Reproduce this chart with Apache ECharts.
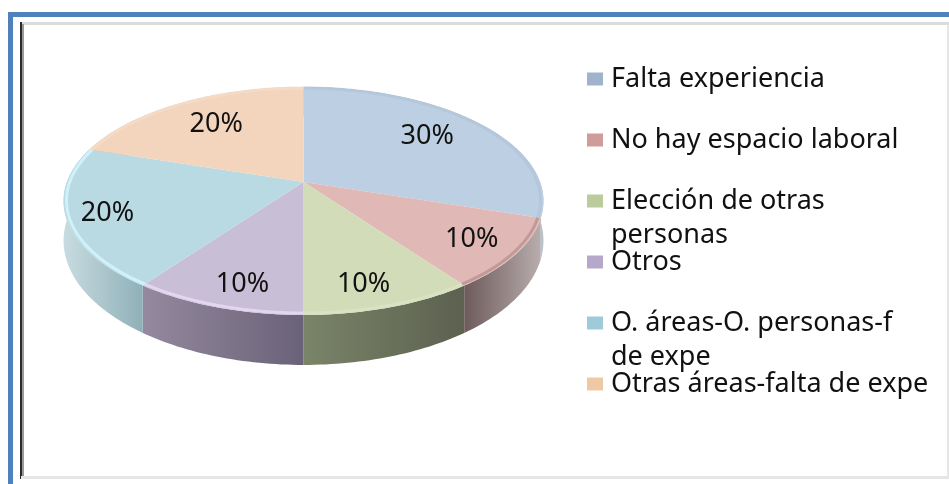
<!DOCTYPE html>
<html><head><meta charset="utf-8">
<style>html,body{margin:0;padding:0;background:#fff}#c{width:949px;height:484px}</style>
<script src="https://cdn.jsdelivr.net/npm/echarts@6/dist/echarts.min.js"></script>
</head><body><div id="c"></div>
<script>
var categories = ["Falta experiencia","No hay espacio laboral","Elección de otras personas","Otros","O. áreas-O. personas-f de expe","Otras áreas-falta de expe"];
var legendFirstLines = ["Falta experiencia","No hay espacio laboral","Elección de otras","Otros","O. áreas-O. personas-f","Otras áreas-falta de expe"];
var legendSecondLines = ["","","personas","","de expe",""];
var values = [30,10,10,10,20,20];

var topColors = ["#bdcfe2","#e0b8b6","#d3dcb9","#c8bfd6","#b9dae3","#f3d5bd"];
var wallLeft  = ["#8a99aa","#6e5a5a","#7a8468","#94899f","#c8dce0","#d8bba5"];
var wallRight = ["#b6c2ce","#b8adad","#5c6150","#6a6278","#8fb0b8","#d8bba5"];
var rimColors = ["#b3c4d8","#b89292","#dbe4c4","#e8dcf6","#d5f8ff","#f5dcc8"];
var iconColors = ["#9fb4cc","#cf9c9a","#bccb9c","#b5a8c8","#9fcbd8","#eec9a6"];
var labelRadius = [0.75,0.8,0.78,0.78,0.85,0.72];
var labelNudge = [[-10,0],[2,1],[-5,9],[4,9],[4,1],[4,1]];

var FONT = '"Noto Sans", sans-serif';
var geo = {x0:303.5, y0:182, a:236.6, b:110.8, k:-1/6, depthY:38, depthS:1.09};

function proj(theta, r, lower){
  var u = Math.sin(theta)*r, v = -Math.cos(theta)*r;
  var den = 1 + geo.k*v;
  var px = geo.a*u/den, py = geo.b*v/den;
  if (lower) return [geo.x0+px, geo.y0+geo.depthY+geo.depthS*py];
  return [geo.x0+px, geo.y0+py];
}
function arc(t0,t1,r,lower){
  var pts=[], n=Math.max(4,Math.ceil((t1-t0)/0.02));
  for(var i=0;i<=n;i++) pts.push(proj(t0+(t1-t0)*i/n,r,lower));
  return pts;
}
var total = values.reduce(function(s,v){return s+v;},0);
var starts=[]; values.reduce(function(s,v,i){starts[i]=s; return s+v;},0);

function makeSeries(name,i){
  return {
    type:'custom', name:name, coordinateSystem:'none', silent:true,
    itemStyle:{color:iconColors[i]},
    data:[values[i]],
    renderItem:function(params,api){
      var val=api.value(0);
      var t0=starts[i]/total*2*Math.PI, t1=t0+val/total*2*Math.PI;
      var mid=(t0+t1)/2;
      var wall=arc(t0,t1,1,false).concat(arc(t0,t1,1,true).reverse());
      var face=[proj(t0,0,false)].concat(arc(t0,t1,1,false));
      var rim=arc(t0,t1,0.988,false);
      var lp=proj(mid,labelRadius[i],false);
      return {type:'group',children:[
        {type:'polygon',z2:1,shape:{points:wall},style:{
          fill:new echarts.graphic.LinearGradient(0,0,1,0,[{offset:0,color:wallLeft[i]},{offset:1,color:wallRight[i]}])}},
        {type:'polygon',z2:2,shape:{points:face},style:{fill:topColors[i]}},
        {type:'polyline',z2:3,shape:{points:rim},style:{fill:null,stroke:rimColors[i],lineWidth:3,opacity:0.8}},
        {type:'text',z2:4,x:lp[0]+labelNudge[i][0],y:lp[1]+labelNudge[i][1],style:{text:Math.round(val/total*100)+'%',x:0,y:0,align:'center',verticalAlign:'middle',
          font:'27px '+FONT,fill:'#111'}}
      ]};
    }
  };
}
var frame=[
  {type:'rect',z:-5,shape:{x:8,y:12,width:941,height:5},style:{fill:'#4f81bd'}},
  {type:'rect',z:-5,shape:{x:8,y:12,width:5,height:472},style:{fill:'#4f81bd'}},
  {type:'rect',z:-5,shape:{x:20,y:22,width:929,height:3},style:{fill:'#dcdcdc'}},
  {type:'rect',z:-5,shape:{x:20,y:22,width:2,height:457},style:{fill:'#2b2b2b'}},
  {type:'rect',z:-5,shape:{x:22,y:24,width:2,height:453},style:{fill:'#9a9a9a'}},
  {type:'rect',z:-5,shape:{x:21,y:476,width:928,height:3},style:{fill:'#e6e6e6'}},
  {type:'rect',z:-5,shape:{x:947,y:25,width:2,height:454},style:{fill:'#e6e6e6'}}
];
var secondY={2:235,4:357};
var graphics=frame.slice();
legendSecondLines.forEach(function(t,i){
  if(t) graphics.push({type:'text',z:5,x:611,y:secondY[i],style:{text:t,font:'27px '+FONT,fill:'#111',verticalAlign:'middle'}});
});
var chart=echarts.init(document.getElementById('c'),null,{renderer:'canvas'});
chart.setOption({
  animation:false,
  backgroundColor:'#fff',
  legend:{
    show:true, orient:'vertical', left:582, top:59, itemGap:31, itemWidth:16, itemHeight:13, icon:'rect',
    selectedMode:false,
    data:categories,
    formatter:function(n){return legendFirstLines[categories.indexOf(n)];},
    textStyle:{fontFamily:'Noto Sans',fontSize:27,color:'#111',lineHeight:30,padding:[0,0,0,3]}
  },
  graphic:graphics,
  series:categories.map(makeSeries)
});
</script></body></html>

▬▬▬▬▬▬▬▬▬▬

From the listing, extract all text exactly as given and drop any picture.

Solution for this exercise:
Reproduce this chart with Apache ECharts.
<!DOCTYPE html>
<html><head><meta charset="utf-8">
<style>html,body{margin:0;padding:0;background:#fff}#c{width:949px;height:484px}</style>
<script src="https://cdn.jsdelivr.net/npm/echarts@6/dist/echarts.min.js"></script>
</head><body><div id="c"></div>
<script>
var categories = ["Falta experiencia","No hay espacio laboral","Elección de otras personas","Otros","O. áreas-O. personas-f de expe","Otras áreas-falta de expe"];
var legendFirstLines = ["Falta experiencia","No hay espacio laboral","Elección de otras","Otros","O. áreas-O. personas-f","Otras áreas-falta de expe"];
var legendSecondLines = ["","","personas","","de expe",""];
var values = [30,10,10,10,20,20];

var topColors = ["#bdcfe2","#e0b8b6","#d3dcb9","#c8bfd6","#b9dae3","#f3d5bd"];
var wallLeft  = ["#8a99aa","#6e5a5a","#7a8468","#94899f","#c8dce0","#d8bba5"];
var wallRight = ["#b6c2ce","#b8adad","#5c6150","#6a6278","#8fb0b8","#d8bba5"];
var rimColors = ["#b3c4d8","#b89292","#dbe4c4","#e8dcf6","#d5f8ff","#f5dcc8"];
var iconColors = ["#9fb4cc","#cf9c9a","#bccb9c","#b5a8c8","#9fcbd8","#eec9a6"];
var labelRadius = [0.75,0.8,0.78,0.78,0.85,0.72];
var labelNudge = [[-10,0],[2,1],[-5,9],[4,9],[4,1],[4,1]];

var FONT = '"Noto Sans", sans-serif';
var geo = {x0:303.5, y0:182, a:236.6, b:110.8, k:-1/6, depthY:38, depthS:1.09};

function proj(theta, r, lower){
  var u = Math.sin(theta)*r, v = -Math.cos(theta)*r;
  var den = 1 + geo.k*v;
  var px = geo.a*u/den, py = geo.b*v/den;
  if (lower) return [geo.x0+px, geo.y0+geo.depthY+geo.depthS*py];
  return [geo.x0+px, geo.y0+py];
}
function arc(t0,t1,r,lower){
  var pts=[], n=Math.max(4,Math.ceil((t1-t0)/0.02));
  for(var i=0;i<=n;i++) pts.push(proj(t0+(t1-t0)*i/n,r,lower));
  return pts;
}
var total = values.reduce(function(s,v){return s+v;},0);
var starts=[]; values.reduce(function(s,v,i){starts[i]=s; return s+v;},0);

function makeSeries(name,i){
  return {
    type:'custom', name:name, coordinateSystem:'none', silent:true,
    itemStyle:{color:iconColors[i]},
    data:[values[i]],
    renderItem:function(params,api){
      var val=api.value(0);
      var t0=starts[i]/total*2*Math.PI, t1=t0+val/total*2*Math.PI;
      var mid=(t0+t1)/2;
      var wall=arc(t0,t1,1,false).concat(arc(t0,t1,1,true).reverse());
      var face=[proj(t0,0,false)].concat(arc(t0,t1,1,false));
      var rim=arc(t0,t1,0.988,false);
      var lp=proj(mid,labelRadius[i],false);
      return {type:'group',children:[
        {type:'polygon',z2:1,shape:{points:wall},style:{
          fill:new echarts.graphic.LinearGradient(0,0,1,0,[{offset:0,color:wallLeft[i]},{offset:1,color:wallRight[i]}])}},
        {type:'polygon',z2:2,shape:{points:face},style:{fill:topColors[i]}},
        {type:'polyline',z2:3,shape:{points:rim},style:{fill:null,stroke:rimColors[i],lineWidth:3,opacity:0.8}},
        {type:'text',z2:4,x:lp[0]+labelNudge[i][0],y:lp[1]+labelNudge[i][1],style:{text:Math.round(val/total*100)+'%',x:0,y:0,align:'center',verticalAlign:'middle',
          font:'27px '+FONT,fill:'#111'}}
      ]};
    }
  };
}
var frame=[
  {type:'rect',z:-5,shape:{x:8,y:12,width:941,height:5},style:{fill:'#4f81bd'}},
  {type:'rect',z:-5,shape:{x:8,y:12,width:5,height:472},style:{fill:'#4f81bd'}},
  {type:'rect',z:-5,shape:{x:20,y:22,width:929,height:3},style:{fill:'#dcdcdc'}},
  {type:'rect',z:-5,shape:{x:20,y:22,width:2,height:457},style:{fill:'#2b2b2b'}},
  {type:'rect',z:-5,shape:{x:22,y:24,width:2,height:453},style:{fill:'#9a9a9a'}},
  {type:'rect',z:-5,shape:{x:21,y:476,width:928,height:3},style:{fill:'#e6e6e6'}},
  {type:'rect',z:-5,shape:{x:947,y:25,width:2,height:454},style:{fill:'#e6e6e6'}}
];
var secondY={2:235,4:357};
var graphics=frame.slice();
legendSecondLines.forEach(function(t,i){
  if(t) graphics.push({type:'text',z:5,x:611,y:secondY[i],style:{text:t,font:'27px '+FONT,fill:'#111',verticalAlign:'middle'}});
});
var chart=echarts.init(document.getElementById('c'),null,{renderer:'canvas'});
chart.setOption({
  animation:false,
  backgroundColor:'#fff',
  legend:{
    show:true, orient:'vertical', left:582, top:59, itemGap:31, itemWidth:16, itemHeight:13, icon:'rect',
    selectedMode:false,
    data:categories,
    formatter:function(n){return legendFirstLines[categories.indexOf(n)];},
    textStyle:{fontFamily:'Noto Sans',fontSize:27,color:'#111',lineHeight:30,padding:[0,0,0,3]}
  },
  graphic:graphics,
  series:categories.map(makeSeries)
});
</script></body></html>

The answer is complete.